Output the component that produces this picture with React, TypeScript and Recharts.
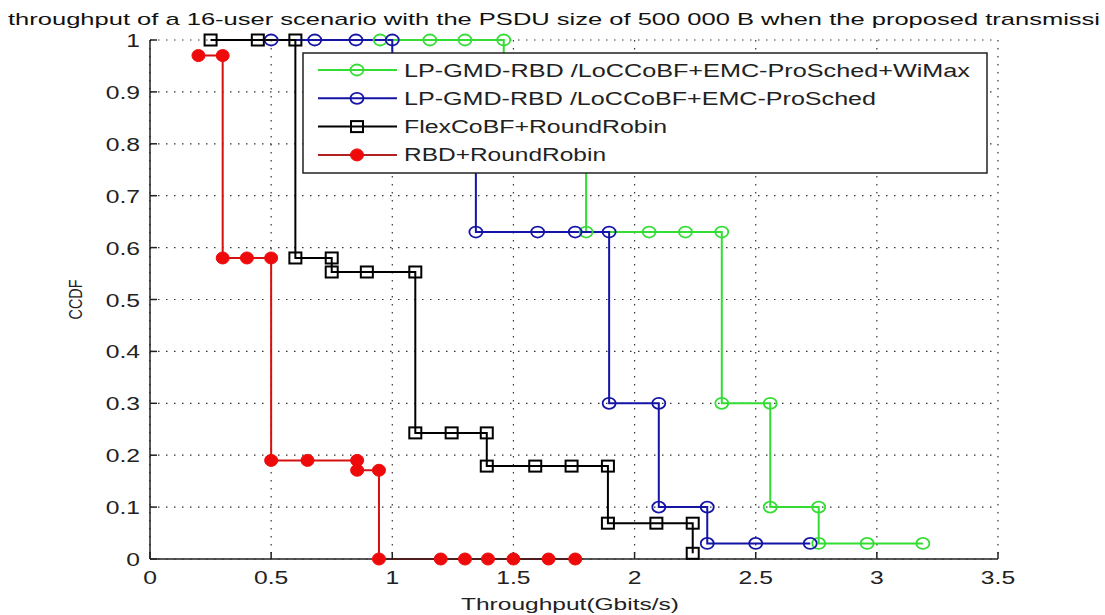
import React from 'react';
import { LineChart, Line, XAxis, YAxis, CartesianGrid, Legend, Label } from 'recharts';

// values (Gbit/s vs CCDF)
const greenX = [0.95, 1.155, 1.3, 1.46, 1.46, 1.8, 1.8, 2.06, 2.21, 2.36, 2.36, 2.56, 2.56, 2.76, 2.76, 2.96, 3.19];
const greenY = [1, 1, 1, 1, 0.88, 0.88, 0.63, 0.63, 0.63, 0.63, 0.3, 0.3, 0.1, 0.1, 0.03, 0.03, 0.03];

const blueX = [0.5, 0.68, 0.85, 1.0, 1.0, 1.345, 1.345, 1.6, 1.755, 1.895, 1.895, 2.1, 2.1, 2.3, 2.3, 2.5, 2.725];
const blueY = [1, 1, 1, 1, 0.88, 0.88, 0.63, 0.63, 0.63, 0.63, 0.3, 0.3, 0.1, 0.1, 0.03, 0.03, 0.03];

const blackX = [0.25, 0.445, 0.6, 0.6, 0.75, 0.75, 0.895, 1.095, 1.095, 1.245, 1.39, 1.39, 1.59, 1.74, 1.89, 1.89, 2.09, 2.24, 2.24];
const blackY = [1, 1, 1, 0.58, 0.58, 0.553, 0.553, 0.553, 0.243, 0.243, 0.243, 0.179, 0.179, 0.179, 0.179, 0.069, 0.069, 0.069, 0.011];

const redX = [0.2, 0.3, 0.3, 0.4, 0.5, 0.5, 0.65, 0.855, 0.855, 0.945, 0.945, 1.2, 1.3, 1.395, 1.5, 1.645, 1.755];
const redY = [0.97, 0.97, 0.58, 0.58, 0.58, 0.19, 0.19, 0.19, 0.171, 0.171, 0, 0, 0, 0, 0, 0, 0];

const xTicks = [0, 0.5, 1, 1.5, 2, 2.5, 3, 3.5];
const yTicks = [0, 0.1, 0.2, 0.3, 0.4, 0.5, 0.6, 0.7, 0.8, 0.9, 1];

const seriesNames = [
  'LP-GMD-RBD /LoCCoBF+EMC-ProSched+WiMax',
  'LP-GMD-RBD /LoCCoBF+EMC-ProSched',
  'FlexCoBF+RoundRobin',
  'RBD+RoundRobin',
];
const legendTextWidths = [566, 472, 263, 202];

const title = 'throughput of a 16-user scenario with the PSDU size of 500 000 B when the proposed transmissi';

const FONT = "'Liberation Sans', Arial, sans-serif";

const toPoints = (xs: number[], ys: number[]) => xs.map((x, i) => ({ x, y: ys[i] }));

const series = [
  { name: seriesNames[0], data: toPoints(greenX, greenY), color: '#33dd33', marker: 'circle' },
  { name: seriesNames[1], data: toPoints(blueX, blueY), color: '#1414a6', marker: 'circle' },
  { name: seriesNames[2], data: toPoints(blackX, blackY), color: '#000000', marker: 'square' },
  { name: seriesNames[3], data: toPoints(redX, redY), color: '#d41010', marker: 'dot' },
];

const fmt = (v: number) => String(Math.round(v * 10) / 10);

function Marker({ kind, color, cx, cy }: { kind: string; color: string; cx: number; cy: number }) {
  if (kind === 'square') {
    return <rect x={cx - 6} y={cy - 5.5} width={12} height={11} fill="none" stroke={color} strokeWidth={2} />;
  }
  if (kind === 'dot') {
    return <ellipse cx={cx} cy={cy} rx={6.5} ry={6} fill="#ee0a0a" stroke="#ee0a0a" strokeWidth={1} />;
  }
  return <ellipse cx={cx} cy={cy} rx={6.5} ry={5.5} fill="none" stroke={color} strokeWidth={1.8} />;
}

const makeDot = (kind: string, color: string) => (props: any) => {
  const { cx, cy, index } = props;
  if (cx == null || cy == null) return <g key={`d-${index}`} />;
  return (
    <g key={`d-${index}`}>
      <Marker kind={kind} color={color} cx={cx} cy={cy} />
    </g>
  );
};

function XTick(props: any) {
  const { x, y, payload } = props;
  return (
    <g transform={`translate(${x},${y + 18}) scale(1.3,1)`}>
      <text x={0} y={0} textAnchor="middle" fontSize={19} fontFamily={FONT} fill="#222">
        {fmt(payload.value)}
      </text>
    </g>
  );
}

function YTick(props: any) {
  const { x, y, payload } = props;
  return (
    <g transform={`translate(${x},${y + 7}) scale(1.3,1)`}>
      <text x={0} y={0} textAnchor="end" fontSize={19} fontFamily={FONT} fill="#222">
        {fmt(payload.value)}
      </text>
    </g>
  );
}

function LegendBox() {
  return (
    <svg width={686} height={122} style={{ display: 'block' }}>
      <rect x={1} y={1} width={684} height={120} fill="#fff" stroke="#222" strokeWidth={1.5} />
      {series.map((s, i) => {
        const cy = 18 + i * 28.3;
        return (
          <g key={s.name}>
            <line x1={16} x2={95} y1={cy} y2={cy} stroke={s.marker === 'dot' ? '#b22020' : s.color} strokeWidth={2} />
            <Marker kind={s.marker} color={s.color} cx={55} cy={cy} />
            <text
              x={102}
              y={cy + 6.5}
              fontSize={18}
              fontFamily={FONT}
              fill="#222"
              textLength={legendTextWidths[i]}
              lengthAdjust="spacingAndGlyphs"
            >
              {s.name}
            </text>
          </g>
        );
      })}
    </svg>
  );
}

export default function App() {
  return (
    <div style={{ position: 'absolute', left: 0, top: 0, width: 1105, height: 615, background: '#fff' }}>
      <LineChart width={1105} height={615} margin={{ top: 40, right: 107, bottom: 26, left: 90 }}>
        <CartesianGrid stroke="#333" strokeDasharray="1.5 6.5" strokeWidth={1.2} />
        <XAxis
          type="number"
          dataKey="x"
          domain={[0, 3.5]}
          ticks={xTicks}
          interval={0}
          height={30}
          tickSize={-7}
          tickMargin={14}
          axisLine={{ stroke: '#222', strokeWidth: 1.5 }}
          tickLine={{ stroke: '#222', strokeWidth: 1.5 }}
          tick={<XTick />}
        >
          <Label
            content={(p: any) => {
              const vb = p.viewBox;
              const cx = vb.x + vb.width / 2 - 4;
              return (
                <text
                  x={cx - 109}
                  y={vb.y + 51}
                  fontSize={17}
                  fontFamily={FONT}
                  fill="#222"
                  textLength={218}
                  lengthAdjust="spacingAndGlyphs"
                >
                  Throughput(Gbits/s)
                </text>
              );
            }}
          />
        </XAxis>
        <XAxis
          xAxisId="top"
          orientation="top"
          type="number"
          dataKey="x"
          domain={[0, 3.5]}
          ticks={xTicks}
          interval={0}
          height={0}
          tickSize={-7}
          tick={false}
          axisLine={{ stroke: '#222', strokeWidth: 1.5 }}
          tickLine={{ stroke: '#222', strokeWidth: 1.5 }}
        />
        <YAxis
          type="number"
          domain={[0, 1]}
          ticks={yTicks}
          interval={0}
          width={60}
          tickSize={-7}
          tickMargin={17}
          axisLine={{ stroke: '#222', strokeWidth: 1.5 }}
          tickLine={{ stroke: '#222', strokeWidth: 1.5 }}
          tick={<YTick />}
        >
          <Label
            content={(p: any) => {
              const vb = p.viewBox;
              const cx = vb.x - 15;
              const cy = vb.y + vb.height / 2;
              return (
                <text
                  transform={`translate(${cx},${cy}) rotate(-90)`}
                  x={-20}
                  y={7}
                  fontSize={19}
                  fontFamily={FONT}
                  fill="#222"
                  textLength={40}
                  lengthAdjust="spacingAndGlyphs"
                >
                  CCDF
                </text>
              );
            }}
          />
        </YAxis>
        <YAxis
          yAxisId="right"
          orientation="right"
          type="number"
          domain={[0, 1]}
          ticks={yTicks}
          interval={0}
          width={0}
          tickSize={-7}
          tick={false}
          axisLine={{ stroke: '#222', strokeWidth: 1.5 }}
          tickLine={{ stroke: '#222', strokeWidth: 1.5 }}
        />
        {series.map((s) => (
          <Line
            key={s.name}
            data={s.data}
            dataKey="y"
            name={s.name}
            type="linear"
            stroke={s.color}
            strokeWidth={2}
            dot={makeDot(s.marker, s.color)}
            activeDot={false}
            isAnimationActive={false}
          />
        ))}
        <Legend
          layout="horizontal"
          verticalAlign="middle"
          align="center"
          wrapperStyle={{ left: 302, top: 52, width: 686, height: 122 }}
          content={() => <LegendBox />}
        />
      </LineChart>
      <svg width={1105} height={40} style={{ position: 'absolute', left: 0, top: 0 }}>
        <text
          x={8}
          y={25}
          fontSize={17}
          fontFamily={FONT}
          fill="#111"
          textLength={1092}
          lengthAdjust="spacingAndGlyphs"
        >
          {title}
        </text>
      </svg>
    </div>
  );
}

============================================================

### Set task
Emit the lines of the material exactly, from its first line to the line containing "CartesianGrid, Legend, Label", inclusive; leave every picture out.

### Correct result
Output the component that produces this picture with React, TypeScript and Recharts.
import React from 'react';
import { LineChart, Line, XAxis, YAxis, CartesianGrid, Legend, Label } from 'recharts';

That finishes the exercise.